The Guinness World Records committee has never been shy of judging weird activities, but it has now joined the paranormal world with its involvement in determining if a giant Ouija board in Salem, Massachusetts, and a huge dreamcatcher in Russia are of world record sizes. Are they? Will they attract world record demons and spirits? Will Guinness be there to measure them?

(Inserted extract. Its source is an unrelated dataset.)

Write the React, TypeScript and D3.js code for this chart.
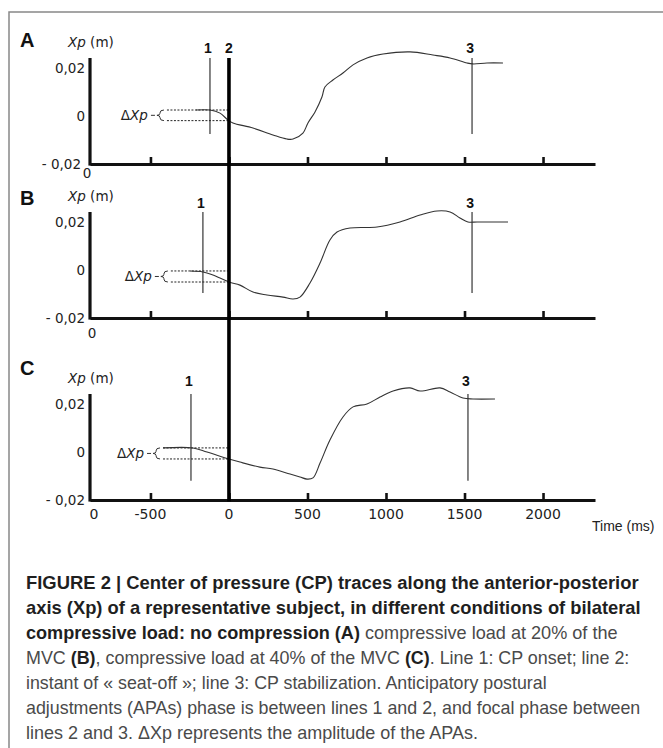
import React, { useEffect, useRef } from "react";
import * as d3 from "d3";

// CP traces (time in ms, Xp in m)
const timeA = [-210, -121, -57, -6, 25, 153, 280, 369, 408, 471, 503, 548, 592, 611, 662, 726, 790, 879, 981, 1153, 1299, 1408, 1516, 1554, 1643, 1745];
const xpA = [0.0025, 0.0025, 0.0012, -0.0017, -0.0029, -0.005, -0.0079, -0.0096, -0.0096, -0.0071, -0.0029, 0.0017, 0.0079, 0.0121, 0.015, 0.0179, 0.0213, 0.0242, 0.0258, 0.0267, 0.0254, 0.0242, 0.0221, 0.0217, 0.0221, 0.0221];

const timeB = [-248, -166, -102, 0, 70, 153, 242, 344, 408, 452, 516, 580, 643, 688, 771, 943, 1089, 1217, 1325, 1408, 1471, 1522, 1580, 1682, 1777];
const xpB = [-0.0004, -0.0008, -0.0021, -0.005, -0.0063, -0.0092, -0.0104, -0.0113, -0.0121, -0.0113, -0.0054, 0.0029, 0.0125, 0.0158, 0.0175, 0.0179, 0.02, 0.0229, 0.0246, 0.0242, 0.0217, 0.02, 0.02, 0.02, 0.02];

const timeC = [-420, -229, -140, 0, 70, 197, 280, 389, 452, 497, 535, 580, 643, 726, 790, 879, 962, 1045, 1153, 1217, 1344, 1408, 1490, 1554, 1694];
const xpC = [0.0017, 0.0017, 0, -0.0029, -0.0042, -0.0063, -0.0071, -0.0092, -0.0104, -0.0113, -0.0108, -0.0046, 0.005, 0.0146, 0.0188, 0.02, 0.0229, 0.0254, 0.0267, 0.0254, 0.0267, 0.025, 0.0225, 0.0221, 0.0221];

const panelNames = ["A", "B", "C"];
const lineOne = [-121, -166, -242]; // CP onset (ms)
const lineThree = [1548, 1548, 1522]; // CP stabilization (ms)
const markerLow = [-0.0075, -0.0096, -0.012];
const deltaFrom = [-395, -370, -420];

const xTickValues = [-500, 0, 500, 1000, 1500, 2000];
const xTickLabels = ["-500", "0", "500", "1000", "1500", "2000"];
const yTickValues = [0.02, 0, -0.02];
const yTickLabels = ["0,02", "0", "- 0,02"];

const captionLines: [string, boolean][][] = [
  [["FIGURE 2 | Center of pressure (CP) traces along the anterior-posterior", true]],
  [["axis (Xp) of a representative subject, in different conditions of bilateral", true]],
  [["compressive load: no compression (A)", true], [" compressive load at 20% of the", false]],
  [["MVC ", false], ["(B)", true], [", compressive load at 40% of the MVC ", false], ["(C)", true], [". Line 1: CP onset; line 2:", false]],
  [["instant of « seat-off »; line 3: CP stabilization. Anticipatory postural", false]],
  [["adjustments (APAs) phase is between lines 1 and 2, and focal phase between", false]],
  [["lines 2 and 3. ΔXp represents the amplitude of the APAs.", false]],
];
const captionWidths = [613, 615, 592, 604, 521, 615, 452];

// panel placement
const layout = [
  { axisY: 164, letterDy: -117, numDy: -111, originX: 87, originDy: 14 },
  { axisY: 318, letterDy: -113, numDy: -110, originX: 92, originDy: 20 },
  { axisY: 500, letterDy: -125, numDy: -114, originX: 94, originDy: 19 },
];

const FONT = "'DejaVu Sans', sans-serif";
const ARIAL = "'Liberation Sans', Arial, sans-serif";

export default function App() {
  const svgRef = useRef<SVGSVGElement>(null);

  useEffect(() => {
    const svg = d3.select(svgRef.current);
    svg.selectAll("*").remove();

    const x = d3.scaleLinear().domain([-885, 2331]).range([90, 595]);
    const series = [
      timeA.map((t, i) => [t, xpA[i]] as [number, number]),
      timeB.map((t, i) => [t, xpB[i]] as [number, number]),
      timeC.map((t, i) => [t, xpC[i]] as [number, number]),
    ];

    // frame
    svg
      .append("path")
      .attr("d", "M9,748V12H663")
      .attr("fill", "none")
      .attr("stroke", "#888")
      .attr("stroke-width", 1.5);

    series.forEach((data, i) => {
      const { axisY, letterDy, numDy, originX, originDy } = layout[i];
      const y = d3.scaleLinear().domain([-0.02, 0.02]).range([axisY, axisY - 96]);
      const top = axisY - 106;
      const g = svg.append("g");

      // panel letter
      g.append("text")
        .attr("x", 20)
        .attr("y", axisY + letterDy)
        .style("font-family", ARIAL)
        .style("font-weight", "bold")
        .style("font-size", "20px")
        .attr("fill", "#111")
        .text(panelNames[i]);

      // y label
      const yl = g
        .append("text")
        .attr("x", 68)
        .attr("y", axisY - 117)
        .style("font-family", FONT)
        .style("font-size", "13.5px")
        .attr("fill", "#222");
      yl.append("tspan").style("font-style", "italic").text("Xp");
      yl.append("tspan").text(" (m)");

      // y tick labels
      yTickValues.forEach((v, k) => {
        g.append("text")
          .attr("x", i === 0 && v < 0 ? 81 : 85)
          .attr("y", y(v) + 5)
          .attr("text-anchor", "end")
          .style("font-family", FONT)
          .style("font-size", "13.5px")
          .attr("fill", "#222")
          .text(yTickLabels[k]);
      });

      // origin "0" (bottom panel gets it with the tick row)
      if (i < 2) {
        g.append("text")
          .attr("x", originX)
          .attr("y", axisY + originDy)
          .attr("text-anchor", "middle")
          .style("font-family", FONT)
          .style("font-size", "13.5px")
          .attr("fill", "#222")
          .text("0");
      }

      // x axis
      const ax = g
        .append("g")
        .attr("transform", `translate(0,${axisY})`)
        .call(
          d3
            .axisTop(x)
            .tickValues(xTickValues)
            .tickSize(7)
            .tickSizeOuter(0)
            .tickFormat(() => "")
        );
      ax.select(".domain").attr("stroke", "#111").attr("stroke-width", 3.2);
      ax.selectAll(".tick line").attr("stroke", "#111").attr("stroke-width", 2.6);

      // y axis
      g.append("line")
        .attr("x1", 90)
        .attr("x2", 90)
        .attr("y1", top)
        .attr("y2", axisY + 1.6)
        .attr("stroke", "#111")
        .attr("stroke-width", 3.2);

      // lines 1 and 3
      [lineOne[i], lineThree[i]].forEach((t, k) => {
        g.append("line")
          .attr("x1", x(t))
          .attr("x2", x(t))
          .attr("y1", top)
          .attr("y2", y(markerLow[i]))
          .attr("stroke", "#444")
          .attr("stroke-width", 1.3);
        g.append("text")
          .attr("x", x(t) - 2)
          .attr("y", axisY + numDy)
          .attr("text-anchor", "middle")
          .style("font-family", ARIAL)
          .style("font-weight", "bold")
          .style("font-size", "14px")
          .attr("fill", "#111")
          .text(k === 0 ? "1" : "3");
      });

      // delta Xp dashed levels
      const upper = data[0][1];
      const j = data.findIndex((d) => d[0] >= 0);
      const a = data[j - 1] || data[j];
      const b = data[j];
      const lower = a === b ? b[1] : a[1] + ((0 - a[0]) / (b[0] - a[0])) * (b[1] - a[1]);
      [upper, lower].forEach((v) => {
        g.append("line")
          .attr("x1", x(deltaFrom[i]))
          .attr("x2", x(0))
          .attr("y1", y(v))
          .attr("y2", y(v))
          .attr("stroke", "#222")
          .attr("stroke-width", 1)
          .attr("stroke-dasharray", "2,1.5");
      });

      // brace
      const bx = x(deltaFrom[i]) - 7;
      const yt = y(upper);
      const yb = y(lower);
      const mid = (yt + yb) / 2;
      g.append("path")
        .attr(
          "d",
          `M${bx + 4},${yt} Q${bx},${yt} ${bx},${yt + 3} L${bx},${mid - 2} Q${bx},${mid} ${bx - 3},${mid} Q${bx},${mid} ${bx},${mid + 2} L${bx},${yb - 3} Q${bx},${yb} ${bx + 4},${yb} M${bx - 9},${mid} H${bx - 5}`
        )
        .attr("fill", "none")
        .attr("stroke", "#333")
        .attr("stroke-width", 1);
      const dl = g
        .append("text")
        .attr("x", bx - 12)
        .attr("y", mid + 5)
        .attr("text-anchor", "end")
        .style("font-family", FONT)
        .style("font-size", "13.5px")
        .attr("fill", "#222");
      dl.append("tspan").text("Δ");
      dl.append("tspan").style("font-style", "italic").text("Xp");

      // trace
      const line = d3
        .line<[number, number]>()
        .x((d) => x(d[0]))
        .y((d) => y(d[1]))
        .curve(d3.curveCatmullRom.alpha(0.5));
      g.append("path")
        .attr("d", line(data))
        .attr("fill", "none")
        .attr("stroke", "#333")
        .attr("stroke-width", 1.1);
    });

    // line 2 (seat-off) crossing all panels
    svg
      .append("line")
      .attr("x1", x(0))
      .attr("x2", x(0))
      .attr("y1", layout[0].axisY - 106)
      .attr("y2", layout[2].axisY + 1.5)
      .attr("stroke", "#000")
      .attr("stroke-width", 3.6);
    svg
      .append("text")
      .attr("x", x(0))
      .attr("y", layout[0].axisY + layout[0].numDy)
      .attr("text-anchor", "middle")
      .style("font-family", ARIAL)
      .style("font-weight", "bold")
      .style("font-size", "14px")
      .attr("fill", "#111")
      .text("2");

    // x tick labels (bottom panel only)
    const bottom = layout[2].axisY;
    xTickValues.forEach((t, k) => {
      svg
        .append("text")
        .attr("x", x(t))
        .attr("y", bottom + 19)
        .attr("text-anchor", "middle")
        .style("font-family", FONT)
        .style("font-size", "14px")
        .attr("fill", "#222")
        .text(xTickLabels[k]);
    });
    svg
      .append("text")
      .attr("x", layout[2].originX)
      .attr("y", bottom + layout[2].originDy)
      .attr("text-anchor", "middle")
      .style("font-family", FONT)
      .style("font-size", "14px")
      .attr("fill", "#222")
      .text("0");
    svg
      .append("text")
      .attr("x", 592)
      .attr("y", bottom + 31)
      .style("font-family", ARIAL)
      .style("font-size", "14px")
      .attr("fill", "#222")
      .text("Time (ms)");

    // caption
    captionLines.forEach((segs, k) => {
      const t = svg
        .append("text")
        .attr("x", 0)
        .attr("y", 0)
        .style("font-family", ARIAL)
        .style("font-size", "17.5px")
        .style("white-space", "pre");
      segs.forEach(([s, bold]) => {
        t.append("tspan")
          .style("font-weight", bold ? "bold" : "normal")
          .attr("fill", bold ? "#1f1f1f" : "#4a4a4a")
          .text(s);
      });
      const natural = (t.node() as SVGTextElement).getComputedTextLength();
      const sx = natural > 0 ? captionWidths[k] / natural : 1;
      t.attr("transform", `translate(26,${589 + k * 25}) scale(${sx},1)`);
    });
  }, []);

  return (
    <svg
      ref={svgRef}
      width={663}
      height={748}
      style={{ position: "absolute", left: 0, top: 0, background: "#fff" }}
    />
  );
}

“On October 12, 2019, Rick “Ormortis” Schreck, vice president and director for the Talking Board Historical Society, will unleash the beast, crushing the current Guinness world record set on October 28, 2016 by almost two-and-a-half times the size. To put this in perspective, because “size matters”, the finished board is as long as a 72-foot brontosaurus, weighs more than a six-ton elephant, and is large enough to park five eighteen-wheelers on it!”

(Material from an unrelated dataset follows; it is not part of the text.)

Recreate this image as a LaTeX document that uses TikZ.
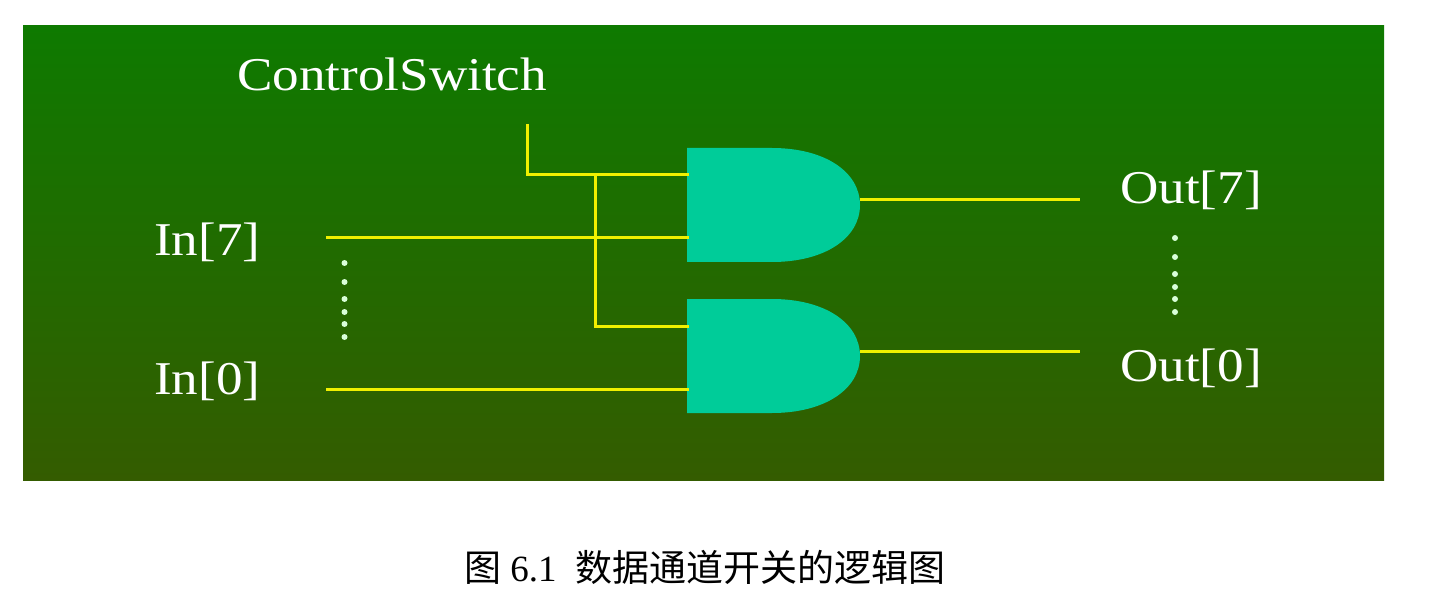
\documentclass[tikz,border=0pt]{standalone}
\usepackage{fontspec}
\setmainfont{Liberation Serif}
\newfontfamily\stretched[FakeStretch=1.13]{Liberation Serif}
\newfontfamily\cjk{Noto Sans CJK SC}
\definecolor{bgtop}{RGB}{14,122,0}
\definecolor{bgbot}{RGB}{52,92,0}
\definecolor{gatefill}{RGB}{0,204,153}
\definecolor{wire}{RGB}{240,240,0}
\tikzset{
  x=1pt,y=-1pt,
  lbl/.style={text=white,inner sep=0pt,font=\stretched\fontsize{47}{47}\selectfont,anchor=base west},
  wirepath/.style={draw=wire,line width=3pt},
  gatepath/.style={fill=gatefill,draw=none},
  dotmark/.style={circle,fill=white!85!green,inner sep=0pt,minimum size=6pt},
}
\begin{document}
\begin{tikzpicture}
\useasboundingbox (0,0) rectangle (1438,596);
\fill[white] (0,0) rectangle (1438,596);
\shade[top color=bgtop,bottom color=bgbot] (23,25.4) rectangle (1384,480.4);
% gates
\path[gatepath] (687,148) -- (772,148) .. controls (825,148) and (860,172) .. (860,205) .. controls (860,238) and (825,262) .. (772,262) -- (687,262) -- cycle;
\path[gatepath] (687,299) -- (772,299) .. controls (825,299) and (860,323) .. (860,356) .. controls (860,389) and (825,413) .. (772,413) -- (687,413) -- cycle;
% connector ends
\coordinate (cs) at (527,124);
\coordinate (csb) at (527,175);
\coordinate (j) at (595,175);
\coordinate (jb) at (595,326);
\coordinate (g1a) at (689,175);
\coordinate (g1b) at (689,238);
\coordinate (g2a) at (689,326);
\coordinate (g2b) at (689,389);
\coordinate (i7) at (326,238);
\coordinate (i0) at (326,389);
\coordinate (g1o) at (860,200);
\coordinate (g2o) at (860,351);
\coordinate (o7) at (1080,200);
\coordinate (o0) at (1080,351);
\draw[wirepath] (cs) -- (csb) -- (j) -- (g1a);
\draw[wirepath] (j) -- (jb) -- (g2a);
\draw[wirepath] (i7) -- (g1b);
\draw[wirepath] (i0) -- (g2b);
\draw[wirepath] (g1o) -- (o7);
\draw[wirepath] (g2o) -- (o0);
% labels
\node[lbl] (control) at (237,91) {ControlSwitch};
\node[lbl] (in7) at (154,255) {In[7]};
\node[lbl] (in0) at (154,394) {In[0]};
\node[lbl] (out7) at (1120,204) {Out[7]};
\node[lbl] (out0) at (1120,381) {Out[0]};
% dots
\foreach \y [count=\i] in {263,282,299,312,324,337} \node[dotmark] (dl\i) at (344.5,\y) {};
\foreach \y [count=\i] in {238,257,274,287,299,312} \node[dotmark] (dr\i) at (1175,\y) {};
\node[anchor=base,inner sep=0pt,text=black,font=\fontsize{37}{37}\selectfont] (cap) at (704.5,581) {{\cjk 图} 6.1\ \ {\cjk 数据通道开关的逻辑图}};
\end{tikzpicture}
\end{document}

For those not quick with truck-to-square-feet or elephant-to-pound conversions, the Ouija board created by Rick Ormortis (get it?) weighs about 9,000 pounds, covers 3,168 square feet, is made of 99 individual sheets of plywood and is coated with over 20 gallons of wood stain. (Photos of it can be seen here.) While those are impressive measurements for the appropriately-named Ouijazilla, the planchette (the small platform used to move around the board) deserves special attention. Even though it’s 15.5 feet long, 10 feet wide and weighs about 400 pounds, the giant planchette can easily be moved around the board by one person … or one giant spirit or demon.

Schreck is a Ouija board collector and maker from New Jersey, so he knows about the alleged powers of the boards. He’s been working on Ouijazilla since June 2018, two years after the Guinness people named a board painted on the roof of the Grand Midway Hotel in Windber, Pennsylvania, as the world’s largest at around 1,302 square feet. You can do the math yourself and see why Ripley’s Believe It or Not named Ouijazilla the new world record holder. Some sites are reporting that Guinness agrees, although its website still lists the one in Pennsylvania as the biggest. As for giant spirits and demons, there have been no sightings yet, but this is Salem – it’s only a matter of time.

“I want the world to really start changing. There are a lot of angry people now. It’s an attempt for the people to come together for good.”

Meanwhile in Russia, Bibigul Mamaeva, a Kazakh shaman who claims to be a “direct descendent” of Genghis Khan (a 2003 study found evidence that Genghis Khan’s DNA is present in about 16 million men alive today), made an attempt to regain her Guinness-recognized record for the world’s largest dreamcatcher with her new brushwood circle which measures 12.63 meters (41.43 feet) in diameter. Mamaeva claims she held the record until 2016 when it was broken by Lithuanian artist Vladimir Panarin, whose ring measured 10.14 meters (33 ft 3.21 in) in diameter and weighed 156 kg (343.9 lb). Mamaeva’s may be a bit lighter due to the use of brushwood and yarn decorated with beads and feathers. (Watch a video of her building it here.) While she expects Guinness to recognize her record, there’s been no official word yet.

Can we hang one over Washington, Moscow and Beijing?

As for catching giant Russian spirits, the video and photo on RT.com show Mamaeva’s dreamcatcher still on the ground – not the prime location for plucking demons from the sky before they land on a sleeping child – the most common use for the spirit devices. Will it fulfill her goal of getting “people to come together for good”? That depends on how small the hole in the center of the dreamcatcher is to prevent certain world leaders from making it through.

Giant Ouija boards and huge dreamcatchers. Do we need more signs that the world is worried?